- DESCRIPTION OF THE TASK -
Write out the material exactly, with the pictures left out.

- INFORMATION PROVIDED -
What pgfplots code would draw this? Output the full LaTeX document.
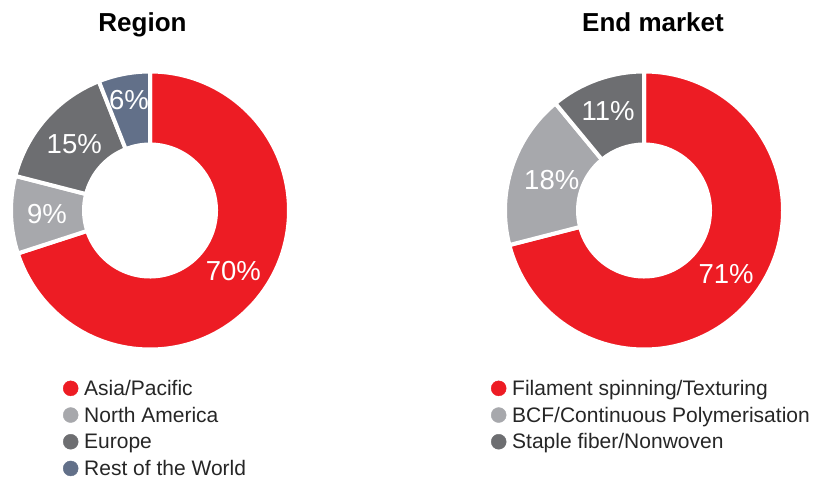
\documentclass[border=0pt]{standalone}
\usepackage{pgfplots}
\pgfplotsset{compat=1.18}
\usepackage{pgfplotstable}
\usetikzlibrary{calc}
\usepackage{fontspec}
\setmainfont{Liberation Sans}
\definecolor{cRed}{HTML}{ED1C24}
\definecolor{cLight}{HTML}{A7A8AC}
\definecolor{cDark}{HTML}{6D6E71}
\definecolor{cBlue}{HTML}{627089}

\pgfplotstableread{
name value color lr
Asia/Pacific 70 cRed 103
{North America} 9 cLight 103
Europe 15 cDark 101
{Rest of the World} 6 cBlue 112
}\regiondata

\pgfplotstableread{
name value color lr
{Filament spinning/Texturing} 71 cRed 104
{BCF/Continuous Polymerisation} 18 cLight 97
{Staple fiber/Nonwoven} 11 cDark 106
}\marketdata

\tikzset{lab/.style={text=white, font=\fontsize{27.5}{30}\selectfont, inner sep=0pt}}

\newcommand\donut[2]{% #1 table, #2 last row index
  \gdef\astart{90}%
  \pgfplotsforeachungrouped \i in {0,...,#2}{%
    \pgfplotstablegetelem{\i}{value}\of{#1}\let\v\pgfplotsretval
    \pgfplotstablegetelem{\i}{color}\of{#1}\let\c\pgfplotsretval
    \pgfplotstablegetelem{\i}{lr}\of{#1}\let\lr\pgfplotsretval
    \pgfplotstablegetelem{\i}{name}\of{#1}\let\nm\pgfplotsretval
    \pgfmathsetmacro\aend{\astart-3.6*\v}%
    \pgfmathsetmacro\amid{(\astart+\aend)/2}%
    \edef\temp{%
      \noexpand\addlegendimage{\c}\noexpand\addlegendentry{\nm}%
      \noexpand\fill[\c,draw=white,line width=4pt] ($(axis cs:0,0)+(\astart:139pt)$) arc[start angle=\astart,end angle=\aend,radius=139pt] -- ($(axis cs:0,0)+(\aend:66pt)$) arc[start angle=\aend,end angle=\astart,radius=66pt] -- cycle;%
      \noexpand\node[lab] at ($(axis cs:0,0)+(\amid:\lr pt)$) {\v\noexpand\%};%
    }\temp
    \global\let\astart\aend
  }%
}

\pgfplotsset{
  donutaxis/.style={
    anchor=center, scale only axis, width=274pt, height=274pt,
    xmin=-1, xmax=1, ymin=-1, ymax=1, hide axis, clip=false,
    title style={font=\bfseries\fontsize{26}{28}\selectfont, anchor=base, inner sep=0pt},
    legend cell align=left,
    legend style={draw=none, fill=none, inner sep=0pt, outer sep=0pt,
      row sep=8pt, anchor=north west,
      font=\fontsize{21}{24}\selectfont,
      nodes={inner sep=0pt, text height=14pt, text depth=4pt, text=black!85}},
    legend image code/.code={\fill (7.5pt,2pt) circle (7.5pt); \path[draw=none,fill=none] (0,0) rectangle (21pt,1pt);},
  }
}

\begin{document}
\begin{tikzpicture}
\useasboundingbox (0,0) rectangle (814pt,479pt);
\begin{axis}[donutaxis, at={(150pt,268.5pt)},
  title={Region}, title style={at={(axis description cs:0.4726,1.133)}},
  legend style={at={(axis description cs:0.1825,-0.121)}}]
\donut{\regiondata}{3}
\end{axis}
\begin{axis}[donutaxis, at={(644pt,268.5pt)},
  title={End market}, title style={at={(axis description cs:0.533,1.133)}},
  legend style={at={(axis description cs:-0.0584,-0.121)}}]
\donut{\marketdata}{2}
\end{axis}
\end{tikzpicture}
\end{document}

- WRITTEN SOLUTION -
What pgfplots code would draw this? Output the full LaTeX document.
\documentclass[border=0pt]{standalone}
\usepackage{pgfplots}
\pgfplotsset{compat=1.18}
\usepackage{pgfplotstable}
\usetikzlibrary{calc}
\usepackage{fontspec}
\setmainfont{Liberation Sans}
\definecolor{cRed}{HTML}{ED1C24}
\definecolor{cLight}{HTML}{A7A8AC}
\definecolor{cDark}{HTML}{6D6E71}
\definecolor{cBlue}{HTML}{627089}

\pgfplotstableread{
name value color lr
Asia/Pacific 70 cRed 103
{North America} 9 cLight 103
Europe 15 cDark 101
{Rest of the World} 6 cBlue 112
}\regiondata

\pgfplotstableread{
name value color lr
{Filament spinning/Texturing} 71 cRed 104
{BCF/Continuous Polymerisation} 18 cLight 97
{Staple fiber/Nonwoven} 11 cDark 106
}\marketdata

\tikzset{lab/.style={text=white, font=\fontsize{27.5}{30}\selectfont, inner sep=0pt}}

\newcommand\donut[2]{% #1 table, #2 last row index
  \gdef\astart{90}%
  \pgfplotsforeachungrouped \i in {0,...,#2}{%
    \pgfplotstablegetelem{\i}{value}\of{#1}\let\v\pgfplotsretval
    \pgfplotstablegetelem{\i}{color}\of{#1}\let\c\pgfplotsretval
    \pgfplotstablegetelem{\i}{lr}\of{#1}\let\lr\pgfplotsretval
    \pgfplotstablegetelem{\i}{name}\of{#1}\let\nm\pgfplotsretval
    \pgfmathsetmacro\aend{\astart-3.6*\v}%
    \pgfmathsetmacro\amid{(\astart+\aend)/2}%
    \edef\temp{%
      \noexpand\addlegendimage{\c}\noexpand\addlegendentry{\nm}%
      \noexpand\fill[\c,draw=white,line width=4pt] ($(axis cs:0,0)+(\astart:139pt)$) arc[start angle=\astart,end angle=\aend,radius=139pt] -- ($(axis cs:0,0)+(\aend:66pt)$) arc[start angle=\aend,end angle=\astart,radius=66pt] -- cycle;%
      \noexpand\node[lab] at ($(axis cs:0,0)+(\amid:\lr pt)$) {\v\noexpand\%};%
    }\temp
    \global\let\astart\aend
  }%
}

\pgfplotsset{
  donutaxis/.style={
    anchor=center, scale only axis, width=274pt, height=274pt,
    xmin=-1, xmax=1, ymin=-1, ymax=1, hide axis, clip=false,
    title style={font=\bfseries\fontsize{26}{28}\selectfont, anchor=base, inner sep=0pt},
    legend cell align=left,
    legend style={draw=none, fill=none, inner sep=0pt, outer sep=0pt,
      row sep=8pt, anchor=north west,
      font=\fontsize{21}{24}\selectfont,
      nodes={inner sep=0pt, text height=14pt, text depth=4pt, text=black!85}},
    legend image code/.code={\fill (7.5pt,2pt) circle (7.5pt); \path[draw=none,fill=none] (0,0) rectangle (21pt,1pt);},
  }
}

\begin{document}
\begin{tikzpicture}
\useasboundingbox (0,0) rectangle (814pt,479pt);
\begin{axis}[donutaxis, at={(150pt,268.5pt)},
  title={Region}, title style={at={(axis description cs:0.4726,1.133)}},
  legend style={at={(axis description cs:0.1825,-0.121)}}]
\donut{\regiondata}{3}
\end{axis}
\begin{axis}[donutaxis, at={(644pt,268.5pt)},
  title={End market}, title style={at={(axis description cs:0.533,1.133)}},
  legend style={at={(axis description cs:-0.0584,-0.121)}}]
\donut{\marketdata}{2}
\end{axis}
\end{tikzpicture}
\end{document}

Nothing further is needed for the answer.